### Instructions to follow:
Each line below should be retyped exactly, with no pictures.

>> begin Task inputs

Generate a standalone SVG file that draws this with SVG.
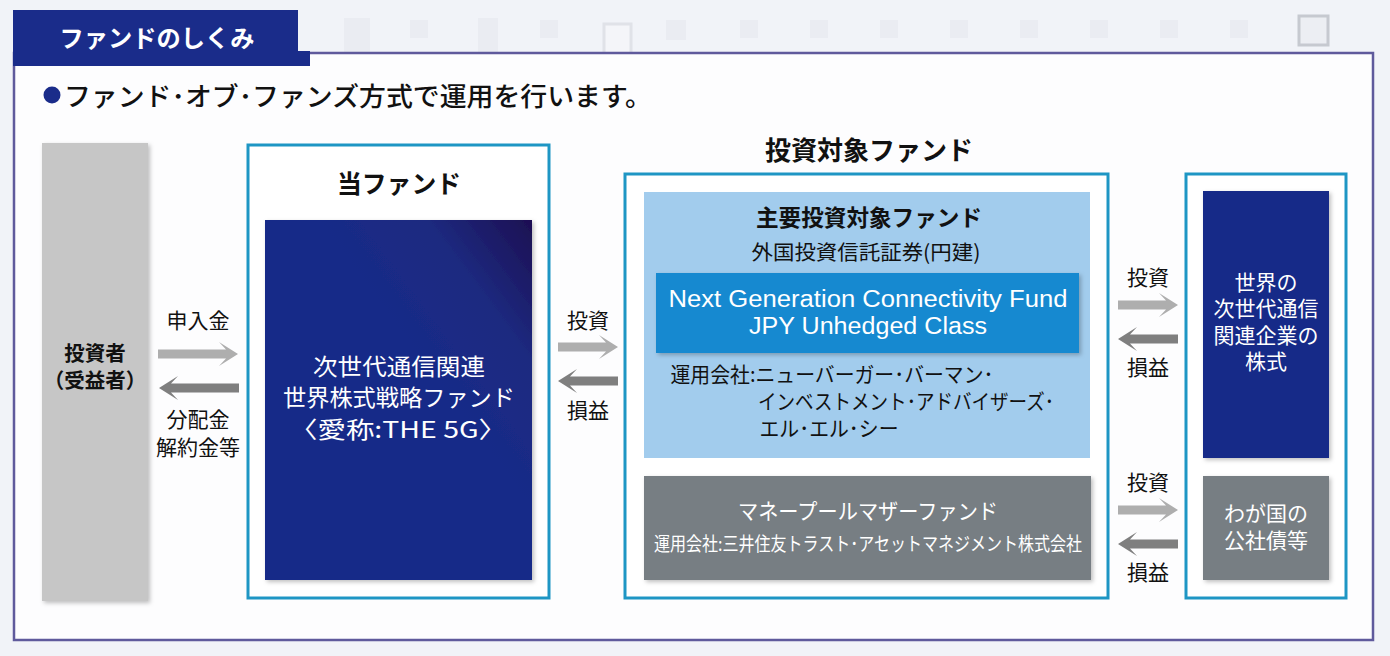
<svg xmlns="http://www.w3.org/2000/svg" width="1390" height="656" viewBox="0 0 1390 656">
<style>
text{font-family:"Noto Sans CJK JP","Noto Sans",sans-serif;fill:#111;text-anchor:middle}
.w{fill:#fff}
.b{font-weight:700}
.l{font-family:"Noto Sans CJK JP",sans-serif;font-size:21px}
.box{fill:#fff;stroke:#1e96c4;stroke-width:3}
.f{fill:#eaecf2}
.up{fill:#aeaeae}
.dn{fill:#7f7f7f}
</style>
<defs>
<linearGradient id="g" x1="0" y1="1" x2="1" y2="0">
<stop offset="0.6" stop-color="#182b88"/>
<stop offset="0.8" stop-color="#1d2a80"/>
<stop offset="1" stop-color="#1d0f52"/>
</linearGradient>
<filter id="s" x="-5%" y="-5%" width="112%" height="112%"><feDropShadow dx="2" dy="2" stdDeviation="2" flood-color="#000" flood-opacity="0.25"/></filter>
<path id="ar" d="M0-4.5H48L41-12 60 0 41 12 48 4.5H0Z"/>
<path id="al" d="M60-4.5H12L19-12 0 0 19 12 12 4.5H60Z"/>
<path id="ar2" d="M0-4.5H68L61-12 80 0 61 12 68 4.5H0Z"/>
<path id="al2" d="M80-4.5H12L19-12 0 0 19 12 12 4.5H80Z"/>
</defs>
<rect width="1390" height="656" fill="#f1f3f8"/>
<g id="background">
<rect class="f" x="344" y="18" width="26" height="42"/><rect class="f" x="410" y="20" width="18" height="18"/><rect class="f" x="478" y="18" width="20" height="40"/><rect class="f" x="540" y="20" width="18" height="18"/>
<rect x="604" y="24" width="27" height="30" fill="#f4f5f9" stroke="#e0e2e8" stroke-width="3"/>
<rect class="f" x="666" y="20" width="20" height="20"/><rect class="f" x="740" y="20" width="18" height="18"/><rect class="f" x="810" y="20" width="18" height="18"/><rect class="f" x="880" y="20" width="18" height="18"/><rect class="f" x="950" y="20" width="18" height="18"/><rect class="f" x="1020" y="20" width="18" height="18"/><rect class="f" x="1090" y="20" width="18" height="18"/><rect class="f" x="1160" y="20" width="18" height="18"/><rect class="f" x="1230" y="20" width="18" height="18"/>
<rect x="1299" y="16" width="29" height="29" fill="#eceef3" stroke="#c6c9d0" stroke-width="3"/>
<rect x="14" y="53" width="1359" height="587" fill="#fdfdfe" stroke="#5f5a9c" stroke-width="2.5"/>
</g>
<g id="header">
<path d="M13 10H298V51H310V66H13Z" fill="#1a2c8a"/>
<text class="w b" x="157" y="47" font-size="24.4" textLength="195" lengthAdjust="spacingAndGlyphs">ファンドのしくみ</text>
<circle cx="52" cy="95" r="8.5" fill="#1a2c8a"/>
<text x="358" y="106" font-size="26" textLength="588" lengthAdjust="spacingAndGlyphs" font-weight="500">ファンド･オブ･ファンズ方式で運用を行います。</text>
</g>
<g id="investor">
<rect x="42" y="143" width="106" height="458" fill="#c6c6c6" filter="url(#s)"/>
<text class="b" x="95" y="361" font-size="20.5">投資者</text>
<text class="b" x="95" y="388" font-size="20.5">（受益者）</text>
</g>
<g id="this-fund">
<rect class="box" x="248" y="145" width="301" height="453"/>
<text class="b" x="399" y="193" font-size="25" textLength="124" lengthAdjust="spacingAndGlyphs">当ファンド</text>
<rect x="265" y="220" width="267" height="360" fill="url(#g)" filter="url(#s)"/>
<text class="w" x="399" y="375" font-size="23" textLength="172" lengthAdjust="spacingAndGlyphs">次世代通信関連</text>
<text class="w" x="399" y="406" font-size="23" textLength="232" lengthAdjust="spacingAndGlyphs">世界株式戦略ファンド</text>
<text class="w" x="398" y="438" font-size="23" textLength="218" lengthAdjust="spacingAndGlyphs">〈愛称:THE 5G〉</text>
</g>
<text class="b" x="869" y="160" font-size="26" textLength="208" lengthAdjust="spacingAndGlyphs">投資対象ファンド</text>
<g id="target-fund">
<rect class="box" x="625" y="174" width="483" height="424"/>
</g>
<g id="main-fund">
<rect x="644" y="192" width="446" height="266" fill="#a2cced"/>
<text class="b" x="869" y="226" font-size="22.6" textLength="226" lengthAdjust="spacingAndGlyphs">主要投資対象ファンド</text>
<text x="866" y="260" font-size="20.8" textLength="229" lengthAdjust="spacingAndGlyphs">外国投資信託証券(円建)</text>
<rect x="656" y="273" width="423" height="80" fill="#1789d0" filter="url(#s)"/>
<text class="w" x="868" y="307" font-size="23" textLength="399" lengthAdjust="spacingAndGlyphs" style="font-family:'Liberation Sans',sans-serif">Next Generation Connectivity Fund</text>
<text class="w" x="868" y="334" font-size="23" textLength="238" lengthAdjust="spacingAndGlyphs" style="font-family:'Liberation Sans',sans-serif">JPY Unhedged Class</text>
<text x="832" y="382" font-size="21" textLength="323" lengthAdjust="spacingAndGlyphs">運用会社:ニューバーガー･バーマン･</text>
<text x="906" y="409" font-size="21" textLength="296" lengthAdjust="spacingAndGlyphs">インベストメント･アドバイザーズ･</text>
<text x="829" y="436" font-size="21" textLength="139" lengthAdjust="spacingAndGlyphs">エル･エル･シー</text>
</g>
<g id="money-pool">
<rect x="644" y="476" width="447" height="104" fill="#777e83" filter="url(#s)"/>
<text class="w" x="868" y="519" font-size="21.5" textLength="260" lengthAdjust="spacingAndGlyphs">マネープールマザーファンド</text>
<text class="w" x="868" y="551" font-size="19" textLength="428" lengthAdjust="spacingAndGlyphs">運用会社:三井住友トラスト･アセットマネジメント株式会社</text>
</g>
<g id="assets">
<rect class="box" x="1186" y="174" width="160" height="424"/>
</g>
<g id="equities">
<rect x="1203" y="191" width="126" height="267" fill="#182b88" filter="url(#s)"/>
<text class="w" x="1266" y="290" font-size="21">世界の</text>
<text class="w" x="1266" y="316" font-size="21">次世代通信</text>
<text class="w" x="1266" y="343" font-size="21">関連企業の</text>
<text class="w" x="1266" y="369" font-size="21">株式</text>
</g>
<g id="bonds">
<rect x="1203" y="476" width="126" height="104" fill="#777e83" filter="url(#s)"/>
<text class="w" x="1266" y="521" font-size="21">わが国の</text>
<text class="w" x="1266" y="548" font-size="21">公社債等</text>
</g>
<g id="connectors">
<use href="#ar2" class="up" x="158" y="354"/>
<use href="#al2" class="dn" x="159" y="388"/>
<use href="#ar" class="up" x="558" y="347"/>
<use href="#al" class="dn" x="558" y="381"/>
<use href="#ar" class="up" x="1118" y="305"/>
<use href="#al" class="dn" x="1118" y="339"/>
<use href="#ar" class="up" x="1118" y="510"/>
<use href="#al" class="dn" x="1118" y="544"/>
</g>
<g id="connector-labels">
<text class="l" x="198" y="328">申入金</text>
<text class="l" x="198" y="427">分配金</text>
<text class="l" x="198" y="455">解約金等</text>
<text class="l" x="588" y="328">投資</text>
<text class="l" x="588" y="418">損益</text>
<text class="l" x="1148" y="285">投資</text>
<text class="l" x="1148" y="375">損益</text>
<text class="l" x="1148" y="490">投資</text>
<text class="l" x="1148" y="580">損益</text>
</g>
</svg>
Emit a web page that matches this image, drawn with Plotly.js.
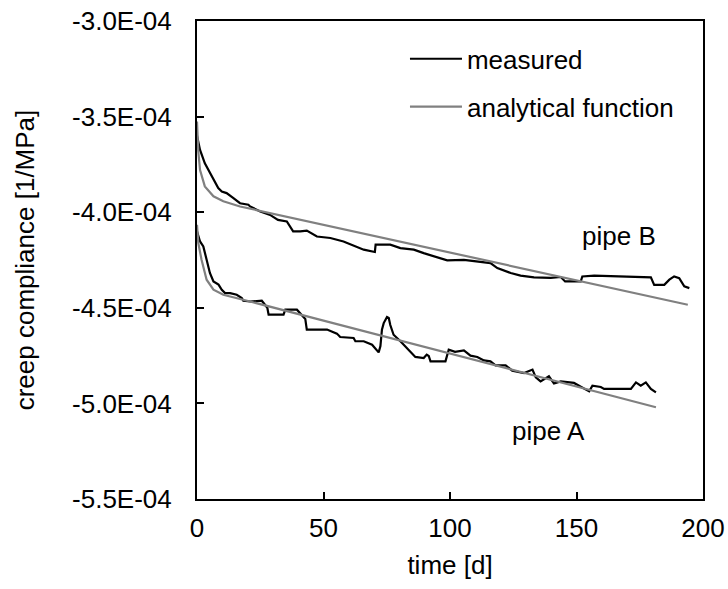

>> end Task inputs

### The reply:
Generate a standalone SVG file that draws this with SVG.
<svg xmlns="http://www.w3.org/2000/svg" width="1390" height="656" viewBox="0 0 1390 656">
<style>
text{font-family:"Noto Sans CJK JP","Noto Sans",sans-serif;fill:#111;text-anchor:middle}
.w{fill:#fff}
.b{font-weight:700}
.l{font-family:"Noto Sans CJK JP",sans-serif;font-size:21px}
.box{fill:#fff;stroke:#1e96c4;stroke-width:3}
.f{fill:#eaecf2}
.up{fill:#aeaeae}
.dn{fill:#7f7f7f}
</style>
<defs>
<linearGradient id="g" x1="0" y1="1" x2="1" y2="0">
<stop offset="0.6" stop-color="#182b88"/>
<stop offset="0.8" stop-color="#1d2a80"/>
<stop offset="1" stop-color="#1d0f52"/>
</linearGradient>
<filter id="s" x="-5%" y="-5%" width="112%" height="112%"><feDropShadow dx="2" dy="2" stdDeviation="2" flood-color="#000" flood-opacity="0.25"/></filter>
<path id="ar" d="M0-4.5H48L41-12 60 0 41 12 48 4.5H0Z"/>
<path id="al" d="M60-4.5H12L19-12 0 0 19 12 12 4.5H60Z"/>
<path id="ar2" d="M0-4.5H68L61-12 80 0 61 12 68 4.5H0Z"/>
<path id="al2" d="M80-4.5H12L19-12 0 0 19 12 12 4.5H80Z"/>
</defs>
<rect width="1390" height="656" fill="#f1f3f8"/>
<g id="background">
<rect class="f" x="344" y="18" width="26" height="42"/><rect class="f" x="410" y="20" width="18" height="18"/><rect class="f" x="478" y="18" width="20" height="40"/><rect class="f" x="540" y="20" width="18" height="18"/>
<rect x="604" y="24" width="27" height="30" fill="#f4f5f9" stroke="#e0e2e8" stroke-width="3"/>
<rect class="f" x="666" y="20" width="20" height="20"/><rect class="f" x="740" y="20" width="18" height="18"/><rect class="f" x="810" y="20" width="18" height="18"/><rect class="f" x="880" y="20" width="18" height="18"/><rect class="f" x="950" y="20" width="18" height="18"/><rect class="f" x="1020" y="20" width="18" height="18"/><rect class="f" x="1090" y="20" width="18" height="18"/><rect class="f" x="1160" y="20" width="18" height="18"/><rect class="f" x="1230" y="20" width="18" height="18"/>
<rect x="1299" y="16" width="29" height="29" fill="#eceef3" stroke="#c6c9d0" stroke-width="3"/>
<rect x="14" y="53" width="1359" height="587" fill="#fdfdfe" stroke="#5f5a9c" stroke-width="2.5"/>
</g>
<g id="header">
<path d="M13 10H298V51H310V66H13Z" fill="#1a2c8a"/>
<text class="w b" x="157" y="47" font-size="24.4" textLength="195" lengthAdjust="spacingAndGlyphs">ファンドのしくみ</text>
<circle cx="52" cy="95" r="8.5" fill="#1a2c8a"/>
<text x="358" y="106" font-size="26" textLength="588" lengthAdjust="spacingAndGlyphs" font-weight="500">ファンド･オブ･ファンズ方式で運用を行います。</text>
</g>
<g id="investor">
<rect x="42" y="143" width="106" height="458" fill="#c6c6c6" filter="url(#s)"/>
<text class="b" x="95" y="361" font-size="20.5">投資者</text>
<text class="b" x="95" y="388" font-size="20.5">（受益者）</text>
</g>
<g id="this-fund">
<rect class="box" x="248" y="145" width="301" height="453"/>
<text class="b" x="399" y="193" font-size="25" textLength="124" lengthAdjust="spacingAndGlyphs">当ファンド</text>
<rect x="265" y="220" width="267" height="360" fill="url(#g)" filter="url(#s)"/>
<text class="w" x="399" y="375" font-size="23" textLength="172" lengthAdjust="spacingAndGlyphs">次世代通信関連</text>
<text class="w" x="399" y="406" font-size="23" textLength="232" lengthAdjust="spacingAndGlyphs">世界株式戦略ファンド</text>
<text class="w" x="398" y="438" font-size="23" textLength="218" lengthAdjust="spacingAndGlyphs">〈愛称:THE 5G〉</text>
</g>
<text class="b" x="869" y="160" font-size="26" textLength="208" lengthAdjust="spacingAndGlyphs">投資対象ファンド</text>
<g id="target-fund">
<rect class="box" x="625" y="174" width="483" height="424"/>
</g>
<g id="main-fund">
<rect x="644" y="192" width="446" height="266" fill="#a2cced"/>
<text class="b" x="869" y="226" font-size="22.6" textLength="226" lengthAdjust="spacingAndGlyphs">主要投資対象ファンド</text>
<text x="866" y="260" font-size="20.8" textLength="229" lengthAdjust="spacingAndGlyphs">外国投資信託証券(円建)</text>
<rect x="656" y="273" width="423" height="80" fill="#1789d0" filter="url(#s)"/>
<text class="w" x="868" y="307" font-size="23" textLength="399" lengthAdjust="spacingAndGlyphs" style="font-family:'Liberation Sans',sans-serif">Next Generation Connectivity Fund</text>
<text class="w" x="868" y="334" font-size="23" textLength="238" lengthAdjust="spacingAndGlyphs" style="font-family:'Liberation Sans',sans-serif">JPY Unhedged Class</text>
<text x="832" y="382" font-size="21" textLength="323" lengthAdjust="spacingAndGlyphs">運用会社:ニューバーガー･バーマン･</text>
<text x="906" y="409" font-size="21" textLength="296" lengthAdjust="spacingAndGlyphs">インベストメント･アドバイザーズ･</text>
<text x="829" y="436" font-size="21" textLength="139" lengthAdjust="spacingAndGlyphs">エル･エル･シー</text>
</g>
<g id="money-pool">
<rect x="644" y="476" width="447" height="104" fill="#777e83" filter="url(#s)"/>
<text class="w" x="868" y="519" font-size="21.5" textLength="260" lengthAdjust="spacingAndGlyphs">マネープールマザーファンド</text>
<text class="w" x="868" y="551" font-size="19" textLength="428" lengthAdjust="spacingAndGlyphs">運用会社:三井住友トラスト･アセットマネジメント株式会社</text>
</g>
<g id="assets">
<rect class="box" x="1186" y="174" width="160" height="424"/>
</g>
<g id="equities">
<rect x="1203" y="191" width="126" height="267" fill="#182b88" filter="url(#s)"/>
<text class="w" x="1266" y="290" font-size="21">世界の</text>
<text class="w" x="1266" y="316" font-size="21">次世代通信</text>
<text class="w" x="1266" y="343" font-size="21">関連企業の</text>
<text class="w" x="1266" y="369" font-size="21">株式</text>
</g>
<g id="bonds">
<rect x="1203" y="476" width="126" height="104" fill="#777e83" filter="url(#s)"/>
<text class="w" x="1266" y="521" font-size="21">わが国の</text>
<text class="w" x="1266" y="548" font-size="21">公社債等</text>
</g>
<g id="connectors">
<use href="#ar2" class="up" x="158" y="354"/>
<use href="#al2" class="dn" x="159" y="388"/>
<use href="#ar" class="up" x="558" y="347"/>
<use href="#al" class="dn" x="558" y="381"/>
<use href="#ar" class="up" x="1118" y="305"/>
<use href="#al" class="dn" x="1118" y="339"/>
<use href="#ar" class="up" x="1118" y="510"/>
<use href="#al" class="dn" x="1118" y="544"/>
</g>
<g id="connector-labels">
<text class="l" x="198" y="328">申入金</text>
<text class="l" x="198" y="427">分配金</text>
<text class="l" x="198" y="455">解約金等</text>
<text class="l" x="588" y="328">投資</text>
<text class="l" x="588" y="418">損益</text>
<text class="l" x="1148" y="285">投資</text>
<text class="l" x="1148" y="375">損益</text>
<text class="l" x="1148" y="490">投資</text>
<text class="l" x="1148" y="580">損益</text>
</g>
</svg>
Emit a web page that matches this image, drawn with Plotly.js.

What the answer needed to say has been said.